April 28, 2010

fideist fascists & other figments

In a rather well-done take-down of A.C. Grayling's Ideas that Matter, John Gray offers this from Grayling's work:

Later, in the entry on religion, Grayling writes:

Some religious thinkers in the nineteenth century adopted versions of fideism as a response to the advance of science, thus exempting themselves from having to put their beliefs to the same tests as scientific hypotheses standardly undergo. The most extreme fideist is the Danish writer Søren Kierkegaard (1813–55), who said that faith requires a leap in the face of reason and evidence, and is all the more admirable therefore. What horrors can be justified by appeal to the authority of the non-rational, the traditional, the superstitious, the suppositious, the evidentially unsupported, and so forth, history too often bloodily teaches.


This tirade against Kierkegaard is a good example of that silliness that marks so much of Grayling’s oeuvre. The notion that irrationalist philosophers are responsible for the crimes of history smacks of Monty Python. Though Mussolini happened to praise the German egoist Max Stirner, a sharp critic of rationalism (and incidentally an atheist), this does not mean Stirner or his ilk can be blamed for the horrors of Fascism. I cannot think of a single tyrant who has cited Kierkegaard, and none of the twentieth century’s totalitarian regimes celebrated their power by erecting statues of the unhappy Danish philosopher.


I was reminded, in reading this, of the first reply to a somewhat recent post at Of Information and Belief where a similar claim was made of Kierkegaard being a thoroughgoing (in this case, "systematic") fideist.

First of all, I am very unsure that anyone who is in the business of thinking about thinking could be a thoroughgoing fideist.

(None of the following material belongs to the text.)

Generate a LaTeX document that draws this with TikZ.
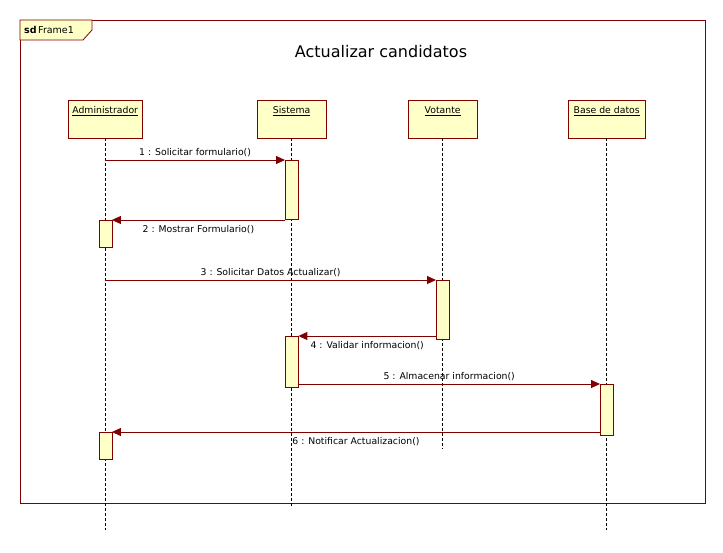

This is why most accusations of fideism seem to dissipate upon much scrutiny. I perhaps have met a few persons so holy as to accept anything the Church teaches with full & immediate assent, but I do not know if even they would be fideists. While Orthodoxy certainly has its share of persons who believe that faith and reason are in some fashion at odds, even most of those use reason and even think of it as a good thing, when it goes under other names or guises. Part of this disconnect has to do with the prophets of reason––like Grayling––and not any understanding of the role of reason that would have been recognized centuries ago.

With Kierkegaard in particular, what is often missed is the transitional character of the "leap to faith" and the relatively small part it plays in his work as a whole. It is difficult to call Kierkegaard a systematic-anything, much less a fideist. (I'm not, I should say, congratulating or condemning this lack of systematic thought: It is, what it is.) To sort of paraphrase Kierkegaard's own terminology elsewhere, the leap to faith is a teleological suspension of the rational, so to speak.

Many honest thinkers, and not just persons of faith, recognize this character in all thought, how our rational discourse is built on foundations that are somehow independent of it. It does not mean that there is not an exercise of reason in the construction of such foundations, but they all are fundamentally outside the tools we use to exercise "proof". I don't think that this is some sort of frightening epistemological problem, either, just a fact of human discourse. While this is outside the particular religious and psychological contexts of Kierkegaard's concept, it is still fundamentally related.

We exercise reason when choosing to assent to the teachings of the Church, not just in seeing the rationality of its dogmatic theology, but also in the evidence of history, heart and community (none of which can be submitted to symbolic analysis) in finding it reasonable to trust the wisdom of the Church and the Spirit which guides it.